Monday, November 19, 2018

November 19, 2018--Ice Storm

For a moment late last week it did feel as if the world was ending. It didn't, but perhaps we got a preview.

In the West, mainly in California, it felt that the entire state was being consumed in flames, with hundreds, perhaps thousands incinerated. It felt literally hellish. 

Some of the millennialist persuasion, always alert to signs of the End, claimed that it was in fact the (upper case) End and that the Antichrist was in our midst (someone other than Hillary Clinton this time) and the Rapture was imminent.

And in the East, not nearly as deadly or terrifying, the entire region was shut down in tri-state gridlock that was the result of a paralyzing snow and ice storm. Though "only" 6.4 measurable inches fell in New York City, a city that both never sleeps and prides itself in shrugging off 20-inch blizzards, this time, as the storm struck at rush hour, we more than blinked.

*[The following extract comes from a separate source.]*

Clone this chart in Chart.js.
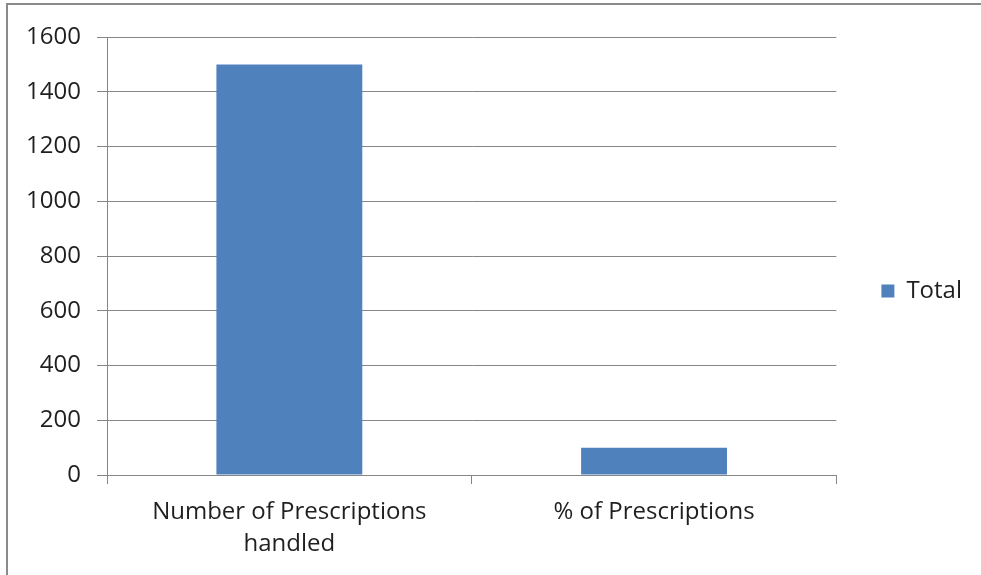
<!DOCTYPE html>
<html>
<head>
<meta charset="utf-8">
<script src="https://cdn.jsdelivr.net/npm/chart.js@4/dist/chart.umd.min.js"></script>
<style>
  html, body { margin: 0; padding: 0; background: #fff; }
  #wrap { position: relative; width: 981px; height: 575px; }
  #frame {
    position: absolute; left: 6px; top: 3px; right: -10px; bottom: -10px;
    border-top: 2px solid #8a8a8a; border-left: 2px solid #8a8a8a;
    pointer-events: none;
  }
  canvas { display: block; }
</style>
</head>
<body>
<div id="wrap">
  <canvas id="chart" width="981" height="575"></canvas>
  <div id="frame"></div>
</div>
<script>
  // data
  const categories = [["Number of Prescriptions", "handled"], "% of Prescriptions"]
  const totals = [1500, 100]
  const seriesName = "Total"
  const yMax = 1600
  const yStep = 200

  const barColor = "#4F81BD"
  const lineColor = "#868686"
  const textColor = "#1f1f1f"
  const font = { family: "'Open Sans', sans-serif", size: 24 }

  // legend sits a little higher than the full-height box would put it
  const liftLegend = {
    id: "liftLegend",
    afterLayout(chart) {
      chart.legend.bottom -= 30
    }
  }

  const ctx = document.getElementById("chart").getContext("2d")

  new Chart(ctx, {
    type: "bar",
    data: {
      labels: categories,
      datasets: [{
        label: seriesName,
        data: totals,
        backgroundColor: barColor,
        borderWidth: 0,
        categoryPercentage: 1,
        barPercentage: 0.4
      }]
    },
    options: {
      responsive: false,
      animation: false,
      layout: { padding: { top: 37, right: 9, bottom: 0, left: 0 } },
      plugins: {
        tooltip: { enabled: false },
        legend: {
          position: "right",
          labels: {
            boxWidth: 13,
            boxHeight: 13,
            padding: 45,
            color: textColor,
            font: font
          }
        }
      },
      scales: {
        x: {
          afterFit: (scale) => { scale.height = 100 },
          border: { color: lineColor, width: 1 },
          grid: {
            offset: true,
            drawOnChartArea: false,
            drawTicks: true,
            tickLength: 9,
            color: lineColor
          },
          ticks: {
            color: textColor,
            font: { ...font, lineHeight: 1.35 },
            padding: 12,
            maxRotation: 0
          }
        },
        y: {
          min: 0,
          max: yMax,
          afterFit: (scale) => { scale.width = 107 },
          border: { color: lineColor, width: 1 },
          grid: {
            color: lineColor,
            tickLength: 10
          },
          ticks: {
            stepSize: yStep,
            color: textColor,
            font: font,
            padding: 16,
            callback: (v) => String(v)
          }
        }
      }
    },
    plugins: [liftLegend]
  })
</script>
</body>
</html>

Commutes that typically take up to two barely endurable hours, on Thursday evening stretched from five to 10 hours. Yes, 10. There was a 20 car collision on the westbound side of the George Washington Bridge that took more than 12 hours to untangle. After an hour or two of frustration, sitting stalled in cars, commuters realized they were hopelessly stranded and that they would soon run out of gasoline and as a result would not have heat, they abandoned their cars and did who knows what or went who knows where.

Even in solid-as-a-rock, New York City, even in our shady West Village, half the trees either lost main branches or collapsed entirely under the weight of the ice and snow. There were cars that were abandoned near midnight on our block between Broadway and University Place. Trapped between fallen trees. At least they were only blocks from various subways that thankfully continued to run. If the subways had shut down without notice, I can't begin to imagine what would have happened. Even in the secular Big Apple I suspect that there would have been more than a few conversions to Evangelicalism.

Even if neither coast provided hints of a biblical ending it did offer more than a glimpse of how our country, the world is collapsing under the weight of overpopulation (rarely mentioned as it urgently should be), overconsumption, climate change, and the related collapse of infrastructure. 

Driving from Maine to our city home we got a full taste of the latter. 

I generally hate the FDR Drive which runs north-south along the East River, but because of the aggressive flow of traffic that didn't allow me to shift lanes we wound up swept onto it, forced to go south on the FDR at 125th Street. (Confession--I did not as yet have my NYC driving chops and for the city was driving too passively.) This last few miles took almost an hour of tense stop-and-go driving. Not helped by the lack of lighting in the half dozen tunnels one has to negotiate, not aided by white lines to help keep everyone in lane, and with a road surface that felt it was built and not maintained for a hundred years. Only a modest exaggeration.

"Worse than a third world country, what a way to welcome visitors to the city," I muttered to Rona, with whom, as a result of the driving tension, I was already spatting.

She grumbled something at me and that was our last exchange in 40 minutes of mounting aggravation.

In fact, they have been working on the FDR for almost as long as I have been driving (about 50 years) and rather than things improving the road surface it is getting worse and about to collapse entirely.

Two weeks later (actually, a couple of days after the storm with fallen trees and limbs still not removed from our street), we needed to take the car to the VW mechanic in Brooklyn for its annual inspection and assorted repairs. 

We took the Manhattan Bridge between Manhattan and Brooklyn. As with the FDR, they have been working on the road surface for more than three decades and since traffic was slowed because of volume and potholes, we were able to catch closeup views of the road surface as we inched along. 

It is sad to report that in spite of all those years of effort in many places the potholes are so gouged out that one can see the East River flowing beneath the bridge.

Doing something about infrastructure is more than a subject for political oneupmanship. We will see that aspect of it played out as soon as the Democrats take control of the house. It is more about taking care of some of society's essential assets. What would happen to NYC, for example, to in fact the nation, if both the FDR and Manhattan Bridge collapsed? As I feel certain one day not too far from now they will. What will workers do if their commutes routinely require 4-5 hours each way? When every day is like last Thursday?

Extrapolate this across the country and, what with the incessant fires, perhaps the Preppers have it right and the End is approaching.